Begin THE DATA

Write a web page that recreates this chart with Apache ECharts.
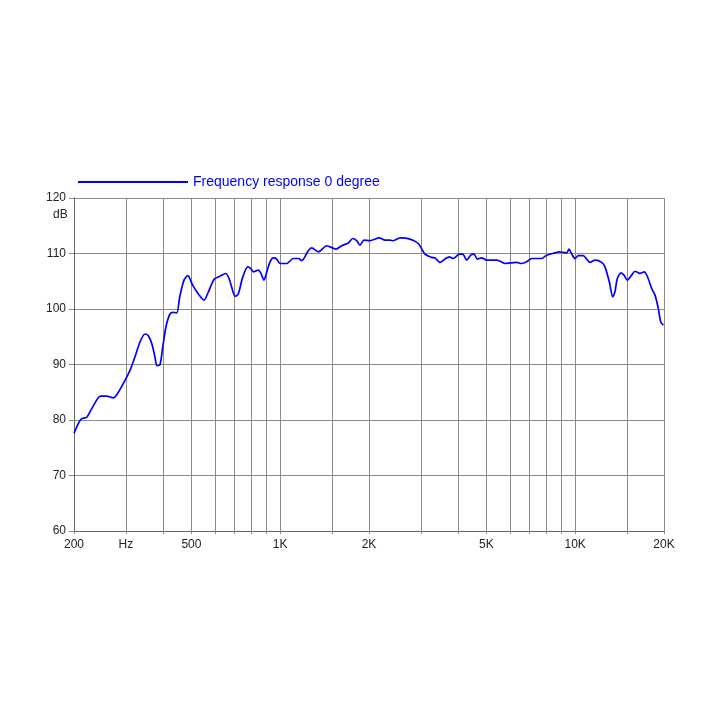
<!DOCTYPE html>
<html><head><meta charset="utf-8">
<script src="https://cdn.jsdelivr.net/npm/echarts@6/dist/echarts.min.js"></script>
<style>html,body{margin:0;padding:0;background:#fff}#c{width:726px;height:726px}</style>
</head><body><div id="c"></div>
<script>
const seriesName = 'Frequency response 0 degree';
const freqs = [200,207,212,221,230,246,258,272,279,290,310,322,335,348,357,367,376,382,391,400,410,423,434,446,457,472,486,492,505,528,552,571,598,625,654,671,685,703,721,746,776,794,811,843,859,881,904,924,948,973,999,1052,1108,1152,1183,1245,1279,1347,1438,1546,1616,1702,1761,1817,1864,1924,2016,2168,2266,2356,2418,2548,2754,2938,3096,3264,3348,3481,3620,3744,3862,4048,4157,4288,4424,4540,4658,4821,5012,5420,5561,5781,6012,6334,6585,6848,7120,7698,8006,8542,8814,9114,9359,9528,9730,9984,10244,10652,10940,11226,11674,12300,12619,13050,13400,13644,13890,14296,14636,15018,15542,15948,16580,17148,17554,18168,18644,19130,19490,19890];
const dB = [77.6,79.4,80.2,80.5,82.1,84.3,84.3,84.0,84.5,86.0,89.0,91.4,94.1,95.5,95.2,93.8,91.4,89.8,89.9,93.2,96.8,99.1,99.4,99.3,102.3,105.2,106.0,105.7,104.3,102.7,101.6,103.1,105.4,105.9,106.4,105.5,103.9,102.3,102.7,105.7,107.6,107.3,106.7,107.0,106.5,105.2,107.0,108.5,109.2,109.0,108.2,108.2,109.1,109.1,108.7,110.5,111.0,110.3,111.4,110.8,111.4,111.9,112.7,112.3,111.5,112.4,112.3,112.8,112.4,112.4,112.3,112.8,112.6,111.8,109.9,109.3,109.2,108.4,109.0,109.4,109.1,109.9,109.9,108.8,109.7,109.9,109.0,109.2,108.8,108.8,108.6,108.2,108.3,108.4,108.2,108.5,109.1,109.1,109.7,110.1,110.3,110.2,110.1,110.8,109.9,109.1,109.6,109.6,109.0,108.4,108.8,108.4,107.6,104.9,102.2,103.1,105.5,106.5,106.1,105.2,106.1,106.8,106.4,106.7,105.9,103.7,102.5,100.1,97.7,97.1];
const gridFreqs = [300,400,500,600,700,800,900,1000,1500,2000,3000,4000,5000,6000,7000,8000,9000,10000,15000,20000];
const labelFreqs = [200,300,500,1000,2000,5000,10000,20000];
const labelText = {200:'200',300:'Hz',500:'500',1000:'1K',2000:'2K',5000:'5K',10000:'10K',20000:'20K'};
const yMin = 60, yMax = 120, yStep = 10;

const chart = echarts.init(document.getElementById('c'));
const font = 'Liberation Sans, Arial, Helvetica, sans-serif';
chart.setOption({
  animation: false,
  textStyle: {fontFamily: font},
  legend: {
    left: 73, top: 170, itemWidth: 110, itemHeight: 2, icon: 'rect', itemGap: 5,
    textStyle: {color: '#0000ff', fontSize: 14, fontFamily: font},
    data: [seriesName]
  },
  grid: {left: 74, right: 62, top: 198, bottom: 195, containLabel: false},
  xAxis: {
    type: 'log', logBase: 10, min: 200, max: 20000,
    axisLine: {show: true, lineStyle: {color: '#666', width: 1}},
    axisTick: {show: true, length: 3, customValues: gridFreqs.concat([200]), lineStyle: {color: '#888'}},
    axisLabel: {customValues: labelFreqs, color: '#222', fontSize: 12, margin: 8,
      formatter: v => labelText[Math.round(v)] || ''},
    splitLine: {show: true, lineStyle: {color: '#8a8a8a', width: 1}},
    minorTick: {show: false}
  },
  yAxis: {
    type: 'value', min: yMin, max: yMax, interval: yStep,
    axisLine: {show: true, lineStyle: {color: '#666'}},
    axisTick: {show: true, length: 5, lineStyle: {color: '#888'}},
    axisLabel: {color: '#222', fontSize: 12, margin: 8},
    splitLine: {show: true, lineStyle: {color: '#8a8a8a', width: 1}}
  },
  graphic: [{type: 'text', left: 53, top: 209, style: {text: 'dB', fill: '#222', font: '12px ' + font}}],
  series: [{
    name: seriesName, type: 'line', showSymbol: false, smooth: 0.25,
    lineStyle: {color: '#0000ff', width: 1.7}, itemStyle: {color: '#0000ff'},
    data: freqs.map((f, i) => [f, dB[i]])
  }]
});
</script></body></html>
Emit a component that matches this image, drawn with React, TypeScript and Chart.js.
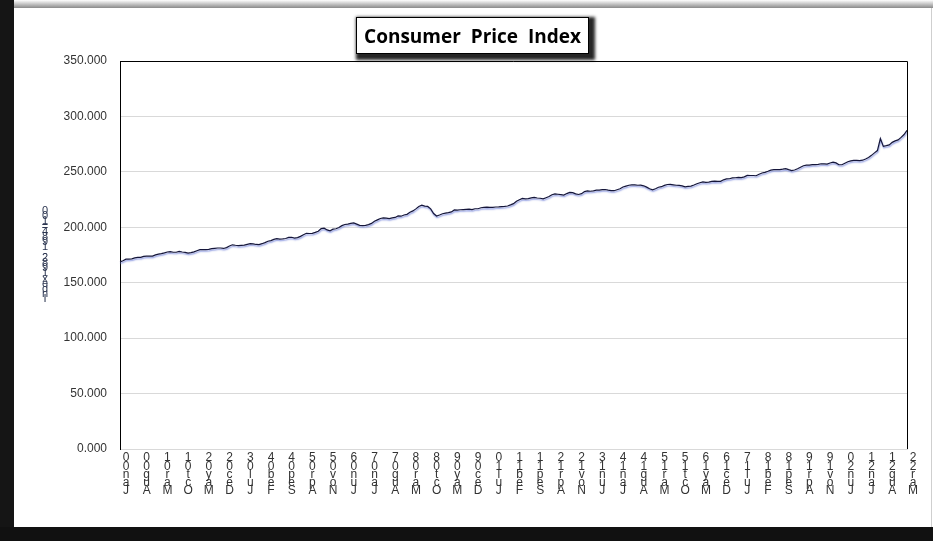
import React, { useEffect, useRef } from "react";
import { Chart, registerables } from "chart.js";

Chart.register(...registerables);

// CPI values, monthly (index 1982-1984=100)
const cpi2000 = [168.8, 169.8, 171.2, 171.3, 171.5, 172.4, 172.8, 172.8, 173.7, 174.0, 174.1, 174.0];
const cpi2001 = [175.1, 175.8, 176.2, 176.9, 177.7, 178.0, 177.5, 177.5, 178.3, 177.7, 177.4, 176.7];
const cpi2002 = [177.1, 177.8, 178.8, 179.8, 179.8, 179.9, 180.1, 180.7, 181.0, 181.3, 181.3, 180.9];
const cpi2003 = [181.7, 183.1, 184.2, 183.8, 183.5, 183.7, 183.9, 184.6, 185.2, 185.0, 184.5, 184.3];
const cpi2004 = [185.2, 186.2, 187.4, 188.0, 189.1, 189.7, 189.4, 189.5, 189.9, 190.9, 191.0, 190.3];
const cpi2005 = [190.7, 191.8, 193.3, 194.6, 194.4, 194.5, 195.4, 196.4, 198.8, 199.2, 197.6, 196.8];
const cpi2006 = [198.3, 198.7, 199.8, 201.5, 202.5, 202.9, 203.5, 203.9, 202.9, 201.8, 201.5, 201.8];
const cpi2007 = [202.4, 203.5, 205.4, 206.7, 207.9, 208.4, 208.3, 207.9, 208.5, 208.9, 210.2, 210.0];
const cpi2008 = [211.1, 211.7, 213.5, 214.8, 216.6, 218.8, 220.0, 219.1, 218.8, 216.6, 212.4, 210.2];
const cpi2009 = [211.1, 212.2, 212.7, 213.2, 213.9, 215.7, 215.4, 215.8, 216.0, 216.2, 216.3, 215.9];
const cpi2010 = [216.7, 216.7, 217.6, 218.0, 218.2, 218.0, 218.0, 218.3, 218.4, 218.7, 218.8, 219.2];
const cpi2011 = [220.2, 221.3, 223.5, 224.9, 226.0, 225.7, 225.9, 226.5, 226.9, 226.4, 226.2, 225.7];
const cpi2012 = [226.7, 227.7, 229.4, 230.1, 229.8, 229.5, 229.1, 230.4, 231.4, 231.3, 230.2, 229.6];
const cpi2013 = [230.3, 232.2, 232.8, 232.5, 232.9, 233.5, 233.6, 233.9, 234.1, 233.5, 233.1, 233.0];
const cpi2014 = [233.9, 234.8, 236.3, 237.1, 237.9, 238.3, 238.3, 237.9, 238.0, 237.4, 236.2, 234.8];
const cpi2015 = [233.7, 234.7, 236.1, 236.6, 237.8, 238.6, 238.7, 238.3, 237.9, 237.8, 237.3, 236.5];
const cpi2016 = [236.9, 237.1, 238.1, 239.3, 240.2, 241.0, 240.6, 240.8, 241.4, 241.7, 241.4, 241.4];
const cpi2017 = [242.8, 243.6, 243.8, 244.5, 244.7, 245.0, 244.8, 245.5, 246.8, 246.7, 246.7, 246.5];
const cpi2018 = [247.9, 249.0, 249.6, 250.5, 251.6, 252.0, 252.0, 252.1, 252.4, 252.9, 252.0, 251.2];
const cpi2019 = [251.7, 252.8, 254.2, 255.5, 256.1, 256.1, 256.6, 256.6, 256.8, 257.3, 257.2, 257.0];
const cpi2020 = [258.0, 258.7, 258.1, 256.4, 256.4, 257.8, 259.1, 259.9, 260.3, 260.4, 260.2, 260.5];
const cpi2021 = [261.6, 263.0, 264.9, 267.1, 269.2, 280.0, 273.0, 273.6, 274.3, 276.6, 277.9, 278.8];
const cpi2022 = [281.1, 283.7, 287.5];

const cpiValues: number[] = [
  ...cpi2000, ...cpi2001, ...cpi2002, ...cpi2003, ...cpi2004, ...cpi2005,
  ...cpi2006, ...cpi2007, ...cpi2008, ...cpi2009, ...cpi2010, ...cpi2011,
  ...cpi2012, ...cpi2013, ...cpi2014, ...cpi2015, ...cpi2016, ...cpi2017,
  ...cpi2018, ...cpi2019, ...cpi2020, ...cpi2021, ...cpi2022,
];

const monthNames = ["Jan", "Feb", "Mar", "Apr", "May", "Jun", "Jul", "Aug", "Sep", "Oct", "Nov", "Dec"];
const firstYear = 2000;
const categories: string[] = cpiValues.map((_, i) => {
  const y = firstYear + Math.floor(i / 12);
  return monthNames[i % 12] + String(y % 100).padStart(2, "0");
});
const labelEvery = 7;

const chartTitle = "Consumer  Price  Index";
const yAxisTitle = "Index1982-1984=100";

const yTicks = { min: 0, max: 350, step: 50 };

export default function App() {
  const canvasRef = useRef<HTMLCanvasElement | null>(null);

  useEffect(() => {
    document.body.style.margin = "0";
    const canvas = canvasRef.current;
    if (!canvas) return;

    const framePlugin = {
      id: "frameLines",
      afterDraw(chart: any) {
        const { ctx, chartArea } = chart;
        ctx.save();
        ctx.strokeStyle = "#000";
        ctx.lineWidth = 1;
        ctx.beginPath();
        ctx.moveTo(chartArea.left, chartArea.top + 0.5);
        ctx.lineTo(chartArea.right + 0.5, chartArea.top + 0.5);
        ctx.lineTo(chartArea.right + 0.5, chartArea.bottom);
        ctx.stroke();
        ctx.restore();
      },
    };

    const shadowPlugin = {
      id: "lineShadow",
      beforeDatasetDraw(chart: any) {
        const ctx = chart.ctx;
        ctx.save();
        ctx.shadowColor = "rgba(125,140,220,0.95)";
        ctx.shadowOffsetX = 0.5;
        ctx.shadowOffsetY = 1.5;
        ctx.shadowBlur = 1.5;
      },
      afterDatasetDraw(chart: any) {
        chart.ctx.restore();
      },
    };

    const yTitlePlugin = {
      id: "yTitleStacked",
      afterDraw(chart: any) {
        const ctx = chart.ctx;
        const chars = yAxisTitle.split("").reverse();
        ctx.save();
        ctx.font = "11px 'Liberation Sans', Arial, sans-serif";
        ctx.fillStyle = "#2b3550";
        ctx.textAlign = "center";
        ctx.textBaseline = "middle";
        chars.forEach((c, i) => {
          ctx.fillText(c, 45, 211 + i * 5.2);
        });
        ctx.restore();
      },
    };

    const chart = new Chart(canvas, {
      type: "line",
      data: {
        labels: categories,
        datasets: [
          {
            label: "CPI",
            data: cpiValues,
            borderColor: "#15163a",
            borderWidth: 1.2,
            pointRadius: 0,
            tension: 0,
            fill: false,
          },
        ],
      },
      options: {
        animation: false,
        responsive: false,
        maintainAspectRatio: false,
        layout: { padding: { left: 60, top: 61, right: 26, bottom: 0 } },
        plugins: {
          legend: { display: false },
          title: { display: false },
          tooltip: { enabled: false },
        },
        scales: {
          x: {
            type: "category",
            offset: false,
            grid: { display: false, drawTicks: false },
            border: { display: true, color: "#d9d9d9", width: 1 },
            afterFit(scale: any) {
              scale.height = 92;
            },
            ticks: {
              autoSkip: false,
              maxRotation: 0,
              minRotation: 0,
              labelOffset: 6,
              padding: 5,
              color: "#333",
              font: { family: "'Liberation Sans', Arial, sans-serif", size: 12, lineHeight: 0.68 },
              callback(_v: any, idx: number) {
                return idx % labelEvery === 0 ? categories[idx].split("").reverse() : "";
              },
            },
          },
          y: {
            min: yTicks.min,
            max: yTicks.max,
            grid: { color: "#d9d9d9", drawTicks: false },
            border: { display: true, color: "#000", width: 1 },
            afterFit(scale: any) {
              scale.width = 60;
            },
            ticks: {
              stepSize: yTicks.step,
              padding: 13,
              color: "#333",
              font: { family: "'Liberation Sans', Arial, sans-serif", size: 12 },
              callback(v: any) {
                return Number(v).toFixed(3);
              },
            },
          },
        },
      },
      plugins: [framePlugin, shadowPlugin, yTitlePlugin],
    });

    return () => chart.destroy();
  }, []);

  return (
    <div style={{ position: "relative", width: 933, height: 541, background: "#fff", overflow: "hidden" }}>
      <div style={{ position: "absolute", left: 0, top: 0, width: 14, height: 541, background: "#151515" }} />
      <div style={{ position: "absolute", left: 14, top: 0, width: 919, height: 8, background: "linear-gradient(to bottom, #fff, #8a8a8a)" }} />
      <div style={{ position: "absolute", left: 0, top: 527, width: 933, height: 14, background: "#111" }} />
      <div style={{ position: "absolute", left: 931, top: 8, width: 1, height: 519, background: "#cfcfcf" }} />
      <canvas ref={canvasRef} width={933} height={541} style={{ position: "absolute", left: 0, top: 0, width: 933, height: 541 }} />
      <div
        style={{
          position: "absolute",
          left: 356,
          top: 17,
          width: 231,
          height: 35,
          border: "1px solid #000",
          background: "#fff",
          boxShadow: "3px 3px 3px 3px rgba(0,0,0,0.85)",
          display: "flex",
          alignItems: "center",
          justifyContent: "center",
          fontFamily: "'Open Sans', 'Noto Sans', sans-serif",
          fontWeight: 700,
          fontSize: 19,
          color: "#000",
          whiteSpace: "pre",
        }}
      >
        {chartTitle}
      </div>
    </div>
  );
}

End THE DATA

Skip every picture. Repeat the lines from the one with "Emit a component" through the one with "Chart.register(...registerables);", both ends included.

▶ EXPECTED ANSWER
Emit a component that matches this image, drawn with React, TypeScript and Chart.js.
import React, { useEffect, useRef } from "react";
import { Chart, registerables } from "chart.js";

Chart.register(...registerables);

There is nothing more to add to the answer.